When you have to stop them from killing you use your calling with desecration . Only use what you have to and you want to try to attract only one at a time . That is why you only use a single howl not the group ( sun rise serenade ) . Yes the puppy distress sounds will work to get them all to charge you but you want to be able to kill them so you don't want to be over run by them all at the same time . I would have done pretty much what I talked about with GEO for that reason . Where you are it most likely doesn't make much difference weather or not you will need to kill the rest you are doing pleasure hunting where I'm at I need to kill them so for me training them is a bad thing . I have had to kill way to many trained coyote in my life time some trained by me but most trained by others . When they are killing 100.00 a piece lambs it's a totally different story and they may get ****ed and kill 10-30 lambs in one night because you killed one of their buddies and left three females to raise the pups it is a very different thing . Not a real bad thing in your world but in mine it is .
Well, there isn't a lamb within 50 miles of where I'm hunting, and the neighbor has a ditch in it with about 20 dead calves a half mile away, (which I just secured access to, all 1,400 acres of it), so they don't care about food. I have tried every individual coyote sound that I know of, and they don't care. The only responses I've gotten in 2021 at all were to group noises. I decided to try that after watching AL Morris cone to TN and kill a half dozen coyotes, and the group yip followed by pup distress was the only thing he had any luck with. Coyotes aren't all the same. If you came here to hunt, you would undoubtedly have to alter your methods. Different food sources, terrain, pack dynamics, literally genetic variations in the form of sub species.
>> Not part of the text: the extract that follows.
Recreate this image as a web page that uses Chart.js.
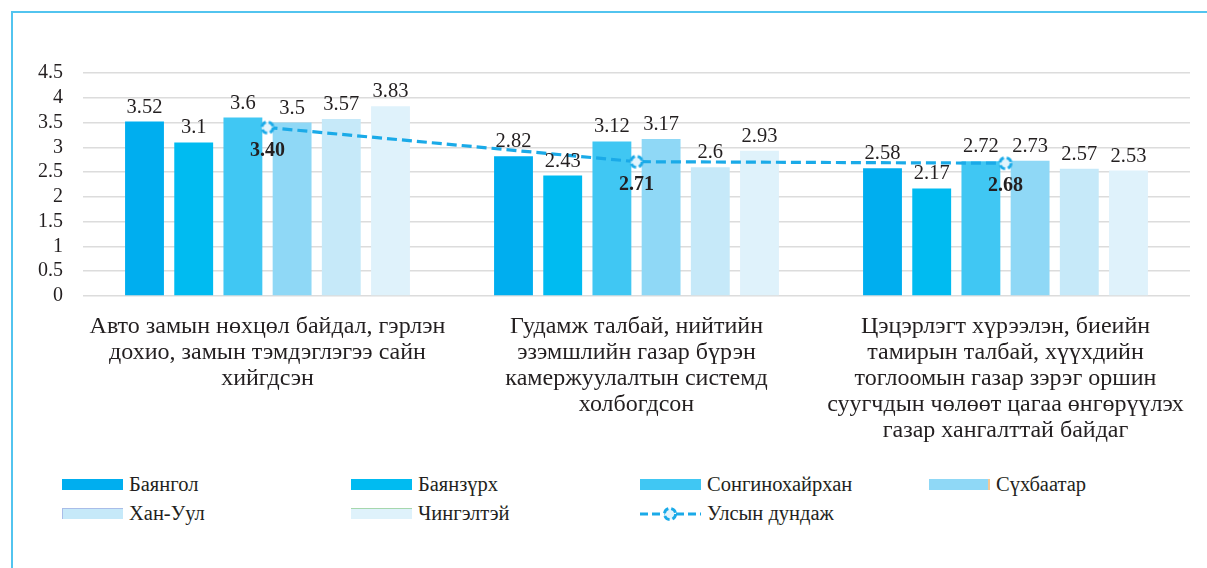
<!DOCTYPE html>
<html>
<head>
<meta charset="utf-8">
<script src="https://cdn.jsdelivr.net/npm/chart.js@4.4.1/dist/chart.umd.min.js"></script>
<style>
    body { margin: 0; background: #fff; }
    #wrap { position: relative; width: 1207px; height: 568px; overflow: hidden; background: #fff; }
    #frame { position: absolute; left: 11px; top: 11px; width: 1400px; height: 800px; border: 2px solid #52c4ef; box-sizing: border-box; }
    #box { position: absolute; left: 0; top: 0; width: 1207px; height: 460px; }
    .leg { position: absolute; display: flex; align-items: center; height: 11px; font-family: 'Liberation Serif', serif; font-size: 20.5px; color: #231f20; white-space: nowrap; }
    .leg span.sw { display: inline-block; width: 61px; height: 11px; margin-right: 6px; box-sizing: border-box; }
    .leg canvas { margin-right: 6px; }
</style>
</head>
<body>
<div id="wrap">
    <div id="frame"></div>
    <div id="box"><canvas id="myChart"></canvas></div>
    <div id="legend"></div>
</div>
<script>
// categories (x axis, already broken into lines like the original)
var categories = [
    ['Авто замын нөхцөл байдал, гэрлэн', 'дохио, замын тэмдэглэгээ сайн', 'хийгдсэн'],
    ['Гудамж талбай, нийтийн', 'эзэмшлийн газар бүрэн', 'камержуулалтын системд', 'холбогдсон'],
    ['Цэцэрлэгт хүрээлэн, биеийн', 'тамирын талбай, хүүхдийн', 'тоглоомын газар зэрэг оршин', 'суугчдын чөлөөт цагаа өнгөрүүлэх', 'газар хангалттай байдаг']
];
var districts = ['Баянгол', 'Баянзүрх', 'Сонгинохайрхан', 'Сүхбаатар', 'Хан-Уул', 'Чингэлтэй'];
var bayangol = [3.52, 2.82, 2.58];
var bayanzurkh = [3.1, 2.43, 2.17];
var songinokhairkhan = [3.6, 3.12, 2.72];
var sukhbaatar = [3.5, 3.17, 2.73];
var khanUul = [3.57, 2.6, 2.57];
var chingeltei = [3.83, 2.93, 2.53];
var avgLabel = 'Улсын дундаж';
var nationalAvg = [3.40, 2.71, 2.68];
var yMax = 4.5;
var yStep = 0.5;

var barColors = ['#00aeef', '#00bbf1', '#40c7f3', '#8fd8f6', '#c6e9f9', '#dff2fb'];
// thin edges the legend swatches have in the original
var swatchEdges = ['', '', '', 'border-right:2px solid #f3c896', 'border-left:1px solid #a9bde8;border-top:1px solid #a9bde8', 'border-top:1px solid #a6d7ad'];
var lineColor = '#1aaae8';
var serif = "'Liberation Serif'";
var textColor = '#231f20';

// dashed ring marker, used for the line points and for the legend
function makeMarker() {
    var c = document.createElement('canvas');
    c.width = 16; c.height = 16;
    var ctx = c.getContext('2d');
    ctx.beginPath();
    ctx.arc(8, 8, 5.6, 0, Math.PI * 2);
    ctx.fillStyle = '#e3f4fc';
    ctx.fill();
    ctx.setLineDash([6, 3]);
    ctx.lineWidth = 2.8;
    ctx.strokeStyle = lineColor;
    ctx.stroke();
    return c;
}
var marker = makeMarker();

var barSets = [bayangol, bayanzurkh, songinokhairkhan, sukhbaatar, khanUul, chingeltei];
var datasets = [];
datasets.push({
    type: 'line',
    label: avgLabel,
    data: nationalAvg,
    borderColor: lineColor,
    borderWidth: 3.2,
    borderDash: [10, 5],
    pointStyle: marker,
    pointRadius: 6,
    fill: false,
    order: 0
});
barSets.forEach(function (vals, i) {
    datasets.push({
        type: 'bar',
        label: districts[i],
        data: vals,
        backgroundColor: barColors[i],
        categoryPercentage: 0.8,
        barPercentage: 0.79,
        order: 1
    });
});

// value labels above bars, bold labels under the average points
const valueLabels = {
    id: 'valueLabels',
    afterDatasetsDraw(chart) {
        const ctx = chart.ctx;
        ctx.save();
        ctx.fillStyle = textColor;
        ctx.textAlign = 'center';
        ctx.textBaseline = 'alphabetic';
        chart.data.datasets.forEach(function (ds, i) {
            const meta = chart.getDatasetMeta(i);
            meta.data.forEach(function (el, j) {
                if (ds.type === 'line') {
                    ctx.font = 'bold 20px ' + serif;
                    ctx.fillText(ds.data[j].toFixed(2), el.x, el.y + 28);
                } else {
                    ctx.font = '20.5px ' + serif;
                    ctx.fillText(String(ds.data[j]), el.x, el.y - 9);
                }
            });
        });
        ctx.restore();
    }
};

const myChart = new Chart(document.getElementById('myChart'), {
    data: {
        labels: categories,
        datasets: datasets
    },
    options: {
        responsive: true,
        maintainAspectRatio: false,
        animation: false,
        events: [],
        layout: { padding: { top: 73, right: 17, left: 0, bottom: 0 } },
        plugins: {
            legend: { display: false },
            tooltip: { enabled: false }
        },
        scales: {
            x: {
                grid: { display: false, drawTicks: false },
                border: { display: false },
                ticks: {
                    color: textColor,
                    font: { family: serif, size: 24, lineHeight: 26 / 24 },
                    padding: 18,
                    maxRotation: 0,
                    autoSkip: false
                },
                afterFit: function (scale) { scale.height = 164; }
            },
            y: {
                min: 0,
                max: yMax,
                grid: { color: '#dcdcdc', lineWidth: 1.5, drawTicks: false },
                border: { display: false },
                ticks: {
                    stepSize: yStep,
                    autoSkip: false,
                    color: textColor,
                    font: { family: serif, size: 20 },
                    padding: 20,
                    callback: function (v) { return String(v); }
                },
                afterFit: function (scale) { scale.width = 83; }
            }
        }
    },
    plugins: [valueLabels]
});

// legend in four fixed columns, like the original
function buildLegend(chart) {
    const holder = document.getElementById('legend');
    const order = chart.data.datasets.filter(function (d) { return d.type === 'bar'; })
        .concat(chart.data.datasets.filter(function (d) { return d.type === 'line'; }));
    order.forEach(function (ds, i) {
        const item = document.createElement('div');
        item.className = 'leg';
        item.style.left = (62 + (i % 4) * 289) + 'px';
        item.style.top = (479 + Math.floor(i / 4) * 29) + 'px';
        if (ds.type === 'line') {
            const c = document.createElement('canvas');
            c.width = 61; c.height = 20;
            const g = c.getContext('2d');
            g.strokeStyle = lineColor;
            g.lineWidth = 3;
            g.setLineDash([8, 4]);
            g.beginPath();
            g.moveTo(0, 10); g.lineTo(61, 10);
            g.stroke();
            g.drawImage(marker, 22, 2);
            item.appendChild(c);
        } else {
            const sw = document.createElement('span');
            sw.className = 'sw';
            sw.style.cssText = swatchEdges[i];
            sw.style.background = ds.backgroundColor;
            item.appendChild(sw);
        }
        const t = document.createElement('span');
        t.textContent = ds.label;
        item.appendChild(t);
        holder.appendChild(item);
    });
}
buildLegend(myChart);
</script>
</body>
</html>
But hey, you might walk in and do the same thing you do there and kill them all, I sure don't have this stuff figured out.
 
For me in close quarters I would forgo my center fire and maybe go with a nice simi-auto loading 12 ga. running 3" # 4 buck shot like used out of the aircraft . Shooting a left handed shotgun right handed so you don't hit the pilot with hot spent cases
Now, if I had known how they were going to come at me and how close they would get, I wouldn't have left my shotgun in the truck. It is loaded with #4 3-1/2" copper plated turkey loads, and it holds 4, so with it I may have been able to get them all. However, if they hung up at the edge of that field I would have just been staring at them at 150y until they spotted me and ran away. Maybe I should carry both, but I've been trying to lighten my load. I'm walking 10+ miles a day or so, and I've been trying to lighten my load, not add to it.